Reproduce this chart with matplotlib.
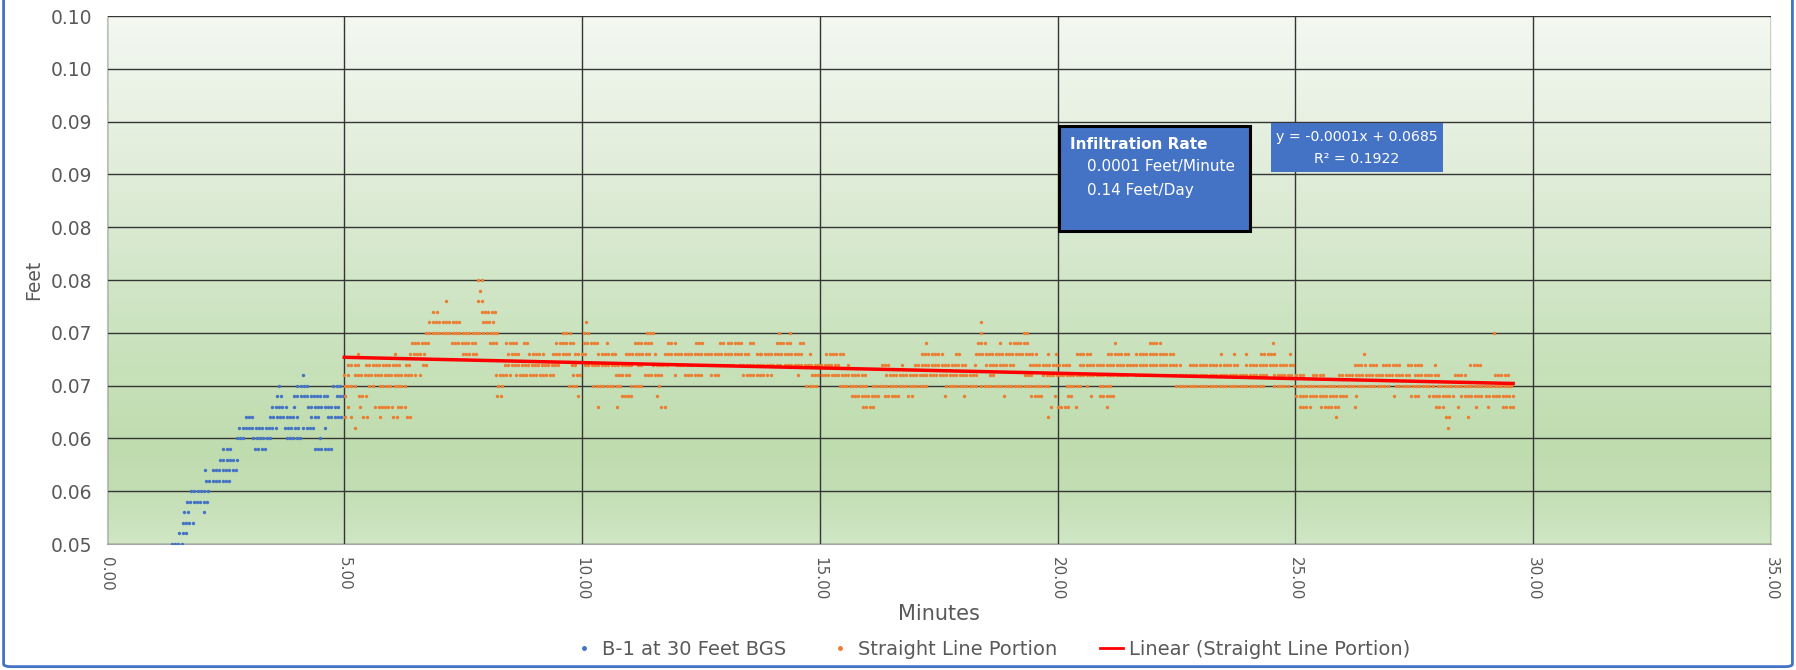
"""
plot.py - infiltration test B-1 at 30 ft BGS, water level vs. time
"""
import numpy as np
import matplotlib
matplotlib.use("Agg")
import matplotlib.pyplot as plt
from matplotlib.patches import Rectangle, FancyBboxPatch
from matplotlib.lines import Line2D
from matplotlib.colors import LinearSegmentedColormap

plt.rcParams["font.family"] = ["DejaVu Sans"]

# ─── Data ──────────────────────────────────────────────────────────────────
# logger reading interval, minutes
SAMPLE_MIN = 0.07

# runs of constant reading: (feet, start minute, end minute)
blue_runs = [
    (0.050, 1.37, 1.62), (0.051, 1.53, 1.69), (0.052, 1.60, 1.81),
    (0.053, 1.64, 1.76), (0.053, 2.05, 2.05), (0.054, 1.69, 2.11),
    (0.055, 1.78, 2.15), (0.056, 2.09, 2.58), (0.057, 2.07, 2.07),
    (0.057, 2.23, 2.72), (0.058, 2.39, 2.76), (0.059, 2.46, 2.65),
    (0.059, 3.12, 3.35), (0.059, 4.38, 4.78), (0.060, 2.74, 2.88),
    (0.060, 3.09, 3.44), (0.060, 3.79, 4.10), (0.060, 4.49, 4.49),
    (0.061, 2.79, 3.58), (0.061, 3.75, 4.03), (0.061, 4.14, 4.35),
    (0.061, 4.59, 4.59), (0.062, 2.93, 3.09), (0.062, 3.44, 4.03),
    (0.062, 4.31, 4.49), (0.062, 4.66, 4.98), (0.063, 3.49, 3.79),
    (0.063, 3.94, 3.94), (0.063, 4.24, 4.87), (0.064, 3.59, 3.72),
    (0.064, 3.94, 4.66), (0.064, 4.84, 4.98), (0.065, 3.63, 3.63),
    (0.065, 4.01, 4.28), (0.065, 4.77, 4.94), (0.066, 4.14, 4.14),
]

orange_runs = [
    (0.075, 7.82, 7.91), (0.074, 7.85, 7.85),
    (0.073, 7.14, 7.14), (0.073, 7.82, 7.92),
    (0.072, 6.87, 7.00), (0.072, 7.89, 8.19),
    (0.071, 6.79, 7.42), (0.071, 7.91, 8.12), (0.071, 10.09, 10.09),
    (0.071, 18.40, 18.40),
    (0.070, 6.72, 7.56), (0.070, 7.63, 7.94), (0.070, 8.01, 8.22),
    (0.070, 9.60, 9.74), (0.070, 10.05, 10.18), (0.070, 11.36, 11.53),
    (0.070, 14.14, 14.14), (0.070, 14.37, 14.37), (0.070, 18.40, 18.40),
    (0.070, 19.29, 19.38), (0.070, 29.18, 29.18),
    (0.069, 6.42, 6.82), (0.069, 7.26, 7.78), (0.069, 8.06, 8.24),
    (0.069, 8.41, 8.68), (0.069, 8.78, 8.87), (0.069, 9.46, 9.85),
    (0.069, 10.04, 10.38), (0.069, 10.52, 10.52), (0.069, 11.11, 11.50),
    (0.069, 11.81, 11.95), (0.069, 12.39, 12.55), (0.069, 12.90, 12.97),
    (0.069, 13.07, 13.35), (0.069, 13.53, 13.60), (0.069, 14.09, 14.37),
    (0.069, 14.58, 14.65), (0.069, 17.24, 17.24), (0.069, 18.33, 18.49),
    (0.069, 18.78, 18.78), (0.069, 19.01, 19.41), (0.069, 21.20, 21.20),
    (0.069, 21.94, 22.18), (0.069, 24.53, 24.53),
    (0.068, 5.29, 5.29), (0.068, 6.06, 6.06), (0.068, 6.39, 6.73),
    (0.068, 7.49, 7.78), (0.068, 8.45, 8.66), (0.068, 8.89, 9.18),
    (0.068, 9.38, 9.74), (0.068, 9.85, 10.09), (0.068, 10.34, 10.73),
    (0.068, 10.92, 11.46), (0.068, 11.53, 11.53), (0.068, 11.74, 13.53),
    (0.068, 13.67, 13.74), (0.068, 13.77, 14.61), (0.068, 14.79, 14.79),
    (0.068, 15.14, 15.53), (0.068, 17.14, 17.59), (0.068, 17.86, 17.94),
    (0.068, 18.28, 19.48), (0.068, 19.55, 19.55), (0.068, 19.80, 19.80),
    (0.068, 19.97, 19.97), (0.068, 20.40, 20.71), (0.068, 21.06, 21.52),
    (0.068, 21.66, 22.43), (0.068, 23.44, 23.44), (0.068, 23.72, 23.72),
    (0.068, 23.97, 23.97), (0.068, 24.28, 24.60), (0.068, 24.88, 24.88),
    (0.068, 26.44, 26.44),
    (0.067, 5.08, 5.33), (0.067, 5.46, 6.17), (0.067, 6.30, 6.38),
    (0.067, 6.65, 6.72), (0.067, 8.38, 9.50), (0.067, 9.78, 9.88),
    (0.067, 10.06, 11.08), (0.067, 11.18, 11.30), (0.067, 11.50, 11.78),
    (0.067, 11.99, 13.18), (0.067, 13.32, 14.16), (0.067, 14.26, 15.42),
    (0.067, 15.60, 15.60), (0.067, 16.30, 16.44), (0.067, 16.72, 16.75),
    (0.067, 17.00, 18.08), (0.067, 18.26, 18.26), (0.067, 18.50, 19.06),
    (0.067, 19.41, 20.26), (0.067, 20.47, 22.60), (0.067, 22.78, 23.41),
    (0.067, 23.49, 23.79), (0.067, 23.97, 24.95), (0.067, 26.25, 26.46),
    (0.067, 26.56, 26.74), (0.067, 26.84, 27.23), (0.067, 27.37, 27.65),
    (0.067, 27.93, 27.93), (0.067, 28.68, 28.91),
    (0.066, 5.00, 5.12), (0.066, 5.22, 6.52), (0.066, 6.59, 6.59),
    (0.066, 8.20, 8.48), (0.066, 8.62, 9.39), (0.066, 9.82, 10.02),
    (0.066, 10.71, 11.04), (0.066, 11.32, 11.71), (0.066, 11.95, 11.95),
    (0.066, 12.16, 12.55), (0.066, 12.72, 12.86), (0.066, 13.39, 13.88),
    (0.066, 13.98, 13.98), (0.066, 14.54, 14.54), (0.066, 14.83, 15.98),
    (0.066, 16.40, 18.33), (0.066, 18.57, 18.64), (0.066, 19.31, 19.48),
    (0.066, 19.70, 21.45), (0.066, 21.66, 22.01), (0.066, 22.22, 24.39),
    (0.066, 24.56, 24.95), (0.066, 25.02, 25.20), (0.066, 25.37, 25.58),
    (0.066, 25.92, 27.40), (0.066, 27.51, 28.00), (0.066, 28.35, 28.59),
    (0.066, 29.19, 29.50),
    (0.065, 5.01, 5.26), (0.065, 5.53, 5.61), (0.065, 5.75, 5.96),
    (0.065, 6.06, 6.31), (0.065, 8.24, 8.34), (0.065, 9.73, 9.87),
    (0.065, 10.24, 10.83), (0.065, 11.04, 11.29), (0.065, 11.62, 11.62),
    (0.065, 14.72, 14.93), (0.065, 15.42, 15.98), (0.065, 16.12, 17.24),
    (0.065, 17.66, 18.29), (0.065, 18.40, 19.80), (0.065, 20.19, 20.47),
    (0.065, 20.61, 20.61), (0.065, 20.89, 21.13), (0.065, 22.50, 24.32),
    (0.065, 24.56, 24.88), (0.065, 24.98, 26.98), (0.065, 27.12, 27.93),
    (0.065, 28.00, 28.21), (0.065, 28.28, 29.58),
    (0.064, 5.02, 5.02), (0.064, 5.31, 5.47), (0.064, 8.22, 8.34),
    (0.064, 9.92, 9.92), (0.064, 10.83, 11.04), (0.064, 11.57, 11.57),
    (0.064, 15.67, 16.26), (0.064, 16.37, 16.68), (0.064, 16.86, 16.96),
    (0.064, 17.63, 17.63), (0.064, 18.03, 18.03), (0.064, 18.87, 18.87),
    (0.064, 19.45, 19.70), (0.064, 19.94, 19.94), (0.064, 20.22, 20.29),
    (0.064, 20.71, 20.71), (0.064, 20.89, 21.17), (0.064, 25.02, 26.07),
    (0.064, 26.28, 26.28), (0.064, 27.07, 27.07), (0.064, 27.44, 27.61),
    (0.064, 27.82, 28.31), (0.064, 28.49, 28.91), (0.064, 29.01, 29.58),
    (0.063, 5.08, 5.08), (0.063, 5.33, 5.33), (0.063, 5.65, 6.00),
    (0.063, 6.13, 6.28), (0.063, 10.34, 10.34), (0.063, 10.73, 10.73),
    (0.063, 11.67, 11.78), (0.063, 15.91, 16.12), (0.063, 19.87, 19.87),
    (0.063, 20.01, 20.22), (0.063, 20.38, 20.38), (0.063, 21.03, 21.03),
    (0.063, 25.09, 25.30), (0.063, 25.55, 25.93), (0.063, 26.25, 26.25),
    (0.063, 27.96, 28.10), (0.063, 28.42, 28.42), (0.063, 28.80, 28.80),
    (0.063, 29.05, 29.05), (0.063, 29.37, 29.58),
    (0.062, 5.02, 5.02), (0.062, 5.15, 5.15), (0.062, 5.40, 5.50),
    (0.062, 5.75, 5.75), (0.062, 6.03, 6.11), (0.062, 6.31, 6.38),
    (0.062, 19.80, 19.80), (0.062, 25.86, 25.86), (0.062, 28.17, 28.28),
    (0.062, 28.63, 28.63),
    (0.061, 5.22, 5.22), (0.061, 28.21, 28.21),
]

y_ticks = [0.050, 0.055, 0.060, 0.065, 0.070, 0.075, 0.080, 0.085, 0.090, 0.095, 0.100]
# Excel shows these rounded to two decimals
y_tick_labels = ["0.05", "0.06", "0.06", "0.07", "0.07", "0.08", "0.08",
                 "0.09", "0.09", "0.10", "0.10"]
x_ticks = [0, 5, 10, 15, 20, 25, 30, 35]

info_lines = ["Infiltration Rate", "0.0001 Feet/Minute", "0.14 Feet/Day"]
eq_lines = ["y = -0.0001x + 0.0685", "R² = 0.1922"]

BLUE = "#4472C4"
ORANGE = "#ED7D31"
GREY = "#595959"


def expand(runs):
    """Turn runs of constant reading into individual logger samples."""
    xs, ys = [], []
    for level, t0, t1 in runs:
        t = np.arange(t0, t1 + 1e-9, SAMPLE_MIN)
        if len(t) == 0:
            t = np.array([t0])
        xs.append(t)
        ys.append(np.full(len(t), level))
    return np.concatenate(xs), np.concatenate(ys)


bx, by = expand(blue_runs)
ox, oy = expand(orange_runs)

fig = plt.figure(figsize=(17.96, 6.70), dpi=100)
ax = fig.add_axes([0.0593, 0.188, 0.9267, 0.788])

# green gradient fill of the plot area (top -> bottom)
grad = LinearSegmentedColormap.from_list(
    "plotarea", [(0.0, "#f4f8f1"), (0.35, "#ddebd5"), (0.6, "#cbe3bf"),
                 (0.82, "#bfdcae"), (0.9, "#c3deb4"), (1.0, "#d0e6c5")])
ax.imshow(np.linspace(0, 1, 256).reshape(-1, 1), cmap=grad, aspect="auto",
          extent=[0, 35, 0.05, 0.10], origin="upper", zorder=0)

ax.set_xlim(0, 35)
ax.set_ylim(0.05, 0.10)
ax.set_xticks(x_ticks)
ax.set_xticklabels([f"{v:.2f}" for v in x_ticks], rotation=270)
ax.set_yticks(y_ticks)
ax.set_yticklabels(y_tick_labels)
ax.tick_params(length=0, labelcolor=GREY)
ax.tick_params(axis="y", labelsize=13.5, pad=10)
ax.tick_params(axis="x", labelsize=11, pad=9)
ax.grid(True, color="#353535", linewidth=1.0, zorder=1)
for side in ["top", "right"]:
    ax.spines[side].set_visible(False)
ax.spines["bottom"].set_color("#a6a6a6")
ax.spines["left"].set_color("#bfbfbf")
ax.spines["left"].set_linewidth(0.8)

ax.scatter(bx, by, s=6, color=BLUE, linewidths=0, zorder=3)
ax.scatter(ox, oy, s=6, color=ORANGE, linewidths=0, zorder=3)

# linear trend of the straight line portion
slope, icept = np.polyfit(ox, oy, 1)
tx = np.array([ox.min(), ox.max()])
ax.plot(tx, slope * tx + icept, color="red", linewidth=2.5, zorder=4)

ax.set_xlabel("Minutes", fontsize=15, color=GREY, labelpad=3)
ax.set_ylabel("Feet", fontsize=13.5, color=GREY, labelpad=6)

# infiltration rate box
ax.add_patch(Rectangle((20.02, 0.0796), 4.02, 0.0100, facecolor=BLUE,
                       edgecolor="black", linewidth=2.2, zorder=5))
ax.text(20.27, 0.08787, info_lines[0], color="white", fontsize=11,
        fontweight="bold", va="center", zorder=6)
ax.text(20.62, 0.08579, info_lines[1], color="white", fontsize=11, va="center", zorder=6)
ax.text(20.62, 0.08352, info_lines[2], color="white", fontsize=11, va="center", zorder=6)

# trendline equation label
ax.add_patch(Rectangle((24.48, 0.0852), 3.62, 0.0047, facecolor=BLUE,
                       edgecolor="none", zorder=5))
ax.text(26.29, 0.08853, eq_lines[0], color="white", fontsize=10.2,
        ha="center", va="center", zorder=6)
ax.text(26.29, 0.08642, eq_lines[1], color="white", fontsize=10.2,
        ha="center", va="center", zorder=6)

handles = [
    Line2D([], [], linestyle="none", marker="o", markersize=2.5, color=BLUE),
    Line2D([], [], linestyle="none", marker="o", markersize=2.5, color=ORANGE),
    Line2D([], [], color="red", linewidth=2),
]
fig.legend(handles, ["B-1 at 30 Feet BGS", "Straight Line Portion",
                     "Linear (Straight Line Portion)"],
           loc="center", bbox_to_anchor=(0.552, 0.031), ncol=3, frameon=False,
           fontsize=14, labelcolor=GREY, handlelength=1.2, handletextpad=0.3,
           columnspacing=2.2)

# outer chart border
fig.patches.append(FancyBboxPatch((0.002, 0.005), 0.996, 1.05, boxstyle="round,pad=0,rounding_size=0.004",
                                  transform=fig.transFigure, facecolor="none",
                                  edgecolor=BLUE, linewidth=2))

fig.savefig("out.png", dpi=100)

******************************

Reproduce the data above word for word from its first line through the line that holds "SAMPLE_MIN = 0.07", both ends included; skip pictures.

*Finished exercise*
Reproduce this chart with matplotlib.
"""
plot.py - infiltration test B-1 at 30 ft BGS, water level vs. time
"""
import numpy as np
import matplotlib
matplotlib.use("Agg")
import matplotlib.pyplot as plt
from matplotlib.patches import Rectangle, FancyBboxPatch
from matplotlib.lines import Line2D
from matplotlib.colors import LinearSegmentedColormap

plt.rcParams["font.family"] = ["DejaVu Sans"]

# ─── Data ──────────────────────────────────────────────────────────────────
# logger reading interval, minutes
SAMPLE_MIN = 0.07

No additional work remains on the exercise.